Why are we diminished to "clinging to scraps of memories"?

Because, shame on New York City and shame on our nation, there is no memorial to the victims, there is no statue that sits on the site of this historic tragedy to commemorate these senseless deaths.

Yes, labor laws in our country were changed because of this tragedy, but there remains no physical entity, no physical structure, to remind us what happened inside the Triangle Shirtwaist Company.

And not for lack of effort.

Judith Weller, for one, tried for years, if not decades, to create such a monument to the tragedy; a memorial in the form of a statue that would depict the female immigrants who worked tirelessly as garment workers during the beginning of the Century.

"I would like to do a statue of a woman to represent the women who died in the fire," says Judith Weller, a NYC sculptor, still hopeful just a few days ago. "Most of the people who died in the fire were immigrant women."

Weller is best known for "The Garment Worker," a celebrated bronze sculpture created in the image of her garment-worker father. The life-size sculpture sits on the corner of 7th Avenue and 39th Street in NYC's Garment District. It has been there since 1984 and is quite well known by New Yorkers and tourists alike.

The Garment Worker was commissioned by the International Ladies Garment Workers Union.

Not long after The Garment Worker was installed, Weller conjured up an image of the statue that would commemorate the women and men who died in the fire. She worked well in advance of the 100th anniversary, imagining that in March 2011 her statue or someone's would be unveiled, a daily reminder to passersby of the fire, poor working conditions and how greed can cost lives.

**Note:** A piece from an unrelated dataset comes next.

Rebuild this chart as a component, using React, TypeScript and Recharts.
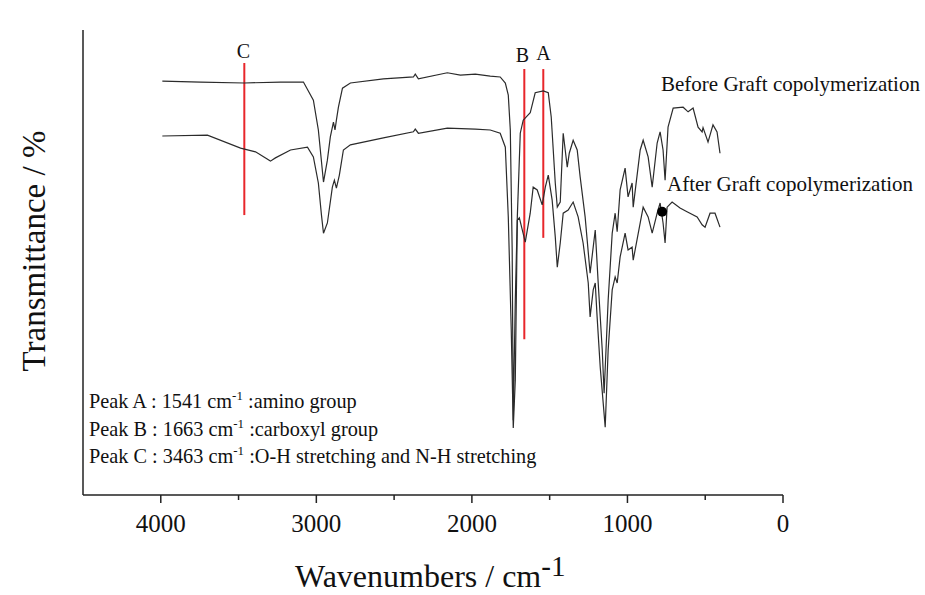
import { LineChart, Line, XAxis, YAxis, ReferenceLine, ReferenceDot, Customized } from "recharts";

// wavenumber (cm-1) / transmittance (%)
const beforeWave = [3990, 3744, 3463, 3231, 3083, 3019, 2987, 2954, 2929, 2910, 2890, 2880, 2871, 2858, 2832, 2781, 2569, 2376, 2364, 2344, 2158, 2074, 1978, 1882, 1818, 1785, 1766, 1753, 1741, 1734, 1721, 1708, 1689, 1670, 1625, 1593, 1541, 1509, 1490, 1464, 1451, 1432, 1413, 1400, 1387, 1374, 1349, 1323, 1304, 1272, 1240, 1207, 1188, 1162, 1150, 1124, 1098, 1079, 1066, 1047, 1015, 996, 970, 963, 918, 899, 867, 841, 809, 790, 771, 758, 739, 706, 642, 610, 578, 546, 520, 514, 482, 450, 424, 405];
const beforeT = [89.0, 88.8, 88.6, 88.8, 88.8, 84.9, 78.5, 67.3, 72.0, 77.0, 80.2, 78.5, 80.6, 83.4, 87.5, 88.6, 89.5, 89.9, 90.5, 89.5, 90.8, 90.3, 90.5, 90.1, 89.9, 88.6, 86.0, 78.5, 52.7, 16.1, 41.9, 59.8, 77.8, 80.6, 82.2, 86.5, 86.9, 86.5, 81.3, 67.1, 61.9, 63.0, 77.8, 74.2, 70.5, 73.5, 76.3, 74.2, 68.4, 59.8, 47.7, 57.0, 45.6, 31.2, 21.9, 41.9, 56.3, 60.6, 56.6, 65.6, 70.3, 64.1, 67.1, 61.9, 74.2, 76.3, 72.7, 66.2, 75.7, 78.1, 74.2, 67.7, 79.1, 83.2, 83.4, 82.4, 83.2, 79.1, 78.1, 79.0, 75.9, 79.6, 78.1, 73.5];

const afterWave = [3990, 3700, 3487, 3391, 3295, 3263, 3166, 3057, 3019, 2987, 2967, 2954, 2929, 2897, 2884, 2871, 2852, 2826, 2781, 2569, 2376, 2364, 2344, 2158, 1978, 1882, 1818, 1785, 1766, 1747, 1734, 1721, 1708, 1695, 1676, 1657, 1625, 1606, 1580, 1548, 1528, 1509, 1484, 1464, 1451, 1432, 1413, 1381, 1349, 1317, 1285, 1252, 1240, 1220, 1207, 1195, 1175, 1143, 1124, 1098, 1079, 1066, 1047, 1015, 996, 970, 963, 918, 899, 867, 841, 809, 790, 771, 758, 745, 713, 662, 617, 552, 520, 501, 469, 437, 405];
const afterT = [77.2, 77.4, 74.6, 73.8, 71.8, 72.5, 74.2, 74.8, 72.7, 67.1, 60.2, 56.3, 58.5, 66.2, 67.7, 66.0, 68.8, 74.2, 75.3, 76.8, 78.1, 78.7, 77.8, 78.9, 78.7, 78.5, 77.8, 74.8, 59.8, 35.5, 14.4, 24.7, 59.1, 59.6, 57.0, 54.4, 60.6, 66.2, 65.6, 62.4, 66.2, 68.8, 63.4, 55.5, 49.0, 54.2, 60.6, 61.3, 63.0, 59.8, 54.2, 45.6, 38.3, 44.1, 45.6, 38.3, 27.5, 14.6, 31.2, 44.1, 46.9, 45.6, 51.2, 56.3, 52.7, 53.3, 50.5, 58.5, 61.9, 59.8, 56.3, 60.6, 62.8, 58.5, 54.2, 61.9, 63.0, 61.7, 60.9, 59.8, 58.1, 57.6, 60.6, 60.6, 57.6];

const peakNames = ["A", "B", "C"];
const peakWaves = [1541, 1663, 3463];
const peakTop = [91.6, 91.6, 92.9];
const peakBottom = [55.3, 33.5, 60.2];
const peakNotes = ["amino group", "carboxyl group", "O-H stretching and N-H stretching"];

const xTicks = [4500, 4000, 3500, 3000, 2500, 2000, 1500, 1000, 500, 0];
const markerPoint = { w: 777, t: 60.9 };

const beforeData = beforeWave.map((w, i) => ({ w, t: beforeT[i] }));
const afterData = afterWave.map((w, i) => ({ w, t: afterT[i] }));

const FONT = "'Liberation Serif', 'Times New Roman', serif";
const INK = "#222";
const RED = "#e8262b";

const XTick = (props: any) => {
  const { x, y, payload } = props;
  const major = payload.value % 1000 === 0;
  if (payload.value === 4500) return null;
  return (
    <g>
      <line x1={x} y1={y} x2={x} y2={y + (major ? 8 : 5)} stroke={INK} strokeWidth={1.5} />
      {major && (
        <text x={x} y={y + 37} textAnchor="middle" fontSize={25} fontFamily={FONT} fill="#111">
          {payload.value}
        </text>
      )}
    </g>
  );
};

const Annotations = () => (
  <g fontFamily={FONT} fill="#111">
    <text x={243.5} y={58} fontSize={20} textAnchor="middle">C</text>
    <text x={522.5} y={62} fontSize={20} textAnchor="middle">B</text>
    <text x={543.5} y={60} fontSize={20} textAnchor="middle">A</text>
    <text x={661} y={91} fontSize={21}>Before Graft copolymerization</text>
    <text x={667} y={191} fontSize={21}>After Graft copolymerization</text>
    {peakNames.map((p, i) => (
      <text key={p} x={89} y={408 + i * 27.5} fontSize={20.3}>
        {`Peak ${p} : ${peakWaves[i]} cm`}
        <tspan fontSize={13} dy={-8}>-1</tspan>
        <tspan dy={8}>{` :${peakNotes[i]}`}</tspan>
      </text>
    ))}
    <text x={295} y={587} fontSize={32}>
      Wavenumbers / cm
      <tspan fontSize={29} dy={-11}>-1</tspan>
    </text>
    <text x={45} y={251} fontSize={33} textAnchor="middle" transform="rotate(-90 45 251)">
      Transmittance / %
    </text>
  </g>
);

export default function App() {
  return (
    <div style={{ position: "absolute", left: 0, top: 0, background: "#fff" }}>
      <LineChart width={925} height={595} margin={{ top: 30, right: 142, bottom: 0, left: 82 }}>
        <XAxis
          type="number"
          dataKey="w"
          domain={[0, 4500]}
          reversed
          ticks={xTicks}
          interval={0}
          tickSize={0}
          tickMargin={0}
          tickLine={false}
          tick={<XTick />}
          height={100}
          axisLine={{ stroke: INK, strokeWidth: 1.5 }}
          allowDataOverflow
        />
        <YAxis
          type="number"
          dataKey="t"
          domain={[0, 100]}
          width={1}
          tick={false}
          tickLine={false}
          axisLine={{ stroke: INK, strokeWidth: 1.5 }}
        />
        {peakNames.map((p, i) => (
          <ReferenceLine
            key={p}
            segment={[
              { x: peakWaves[i], y: peakTop[i] },
              { x: peakWaves[i], y: peakBottom[i] },
            ]}
            stroke={RED}
            strokeWidth={2}
          />
        ))}
        <Line data={beforeData} dataKey="t" type="linear" stroke="#2b2b2b" strokeWidth={1.2} dot={false} isAnimationActive={false} />
        <Line data={afterData} dataKey="t" type="linear" stroke="#2b2b2b" strokeWidth={1.2} dot={false} isAnimationActive={false} />
        <ReferenceDot x={markerPoint.w} y={markerPoint.t} r={5} fill="#000" stroke="none" />
        <Customized component={Annotations} />
      </LineChart>
    </div>
  );
}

But she was met with resistance.

By 1995, the ILGWU, in existence since 1900, had closed its doors, teaming up with the Amalgamated Clothing and Textile Workers' Union.

According to Weller, there was no interest in commissioning a statue to commemorate the women who died in the fire, not by the former ILGWU, not by foundations, not by city leaders, not by the independently wealthy.

She tried for years.

Now, 100 years later, the anniversary over, the chalk wiped clean from the doorways of houses where the deceased had lived (a temporary reminder by Street Public), there remains no permanent reminder, no spectacle that would get even the fastest paced New Yorkers to slow down and reflect on what happened inside the Triangle Shirtwaist Company 100 years ago on March 25, 1911.

The tragedy significantly affected the course of history in the United States, yet there is no statue.

That begs the obvious question, why?

Why has it not been commemorated? Was there really no funding for a statue? Was there really no interest in remembering NYC's worst fire? Or was it the subject matter, that the statue would commemorate women, that bothered people?

"There is enormous resistance to commemorating women," says Suzanne Scoggins, Director of Women's History at Equal Visibility Everywhere (EVE).

Statistics don't lie.

According to Scoggins, in New York City there are 159 historical statues of people; only five of the 159 of them are of women.

In Washington, DC there is only one memorial expressly dedicated to American women, the Vietnam Women's Memorial. "And it took years to get that approved," says Scoggins. "One opponent actually said that putting up a monument to women veterans of Vietnam made about as much sense as putting up a statue of dogs that had been in Vietnam."

And so, as a city and a nation commemorates the Triangle Fire, there remains no memorial to the 120 women and 26 men who died.

There were lists of events.

There were makeshift shirts that people held up and waved in the air.

And, among other events, there was a walking tour to commemorate the Triangle Fire that met at Lincoln Statue at Union Square Park.

Did organizers not even notice the irony of this meeting place? The void that required Lincoln to pinch-hit.

Tomorrow and the next day and months after that, the events will be over, images will be gone forever and we will still only be able to cling to the scraps of memories of the forgotten who perished in the Triangle Shirtwaist Factory fire in March 1911.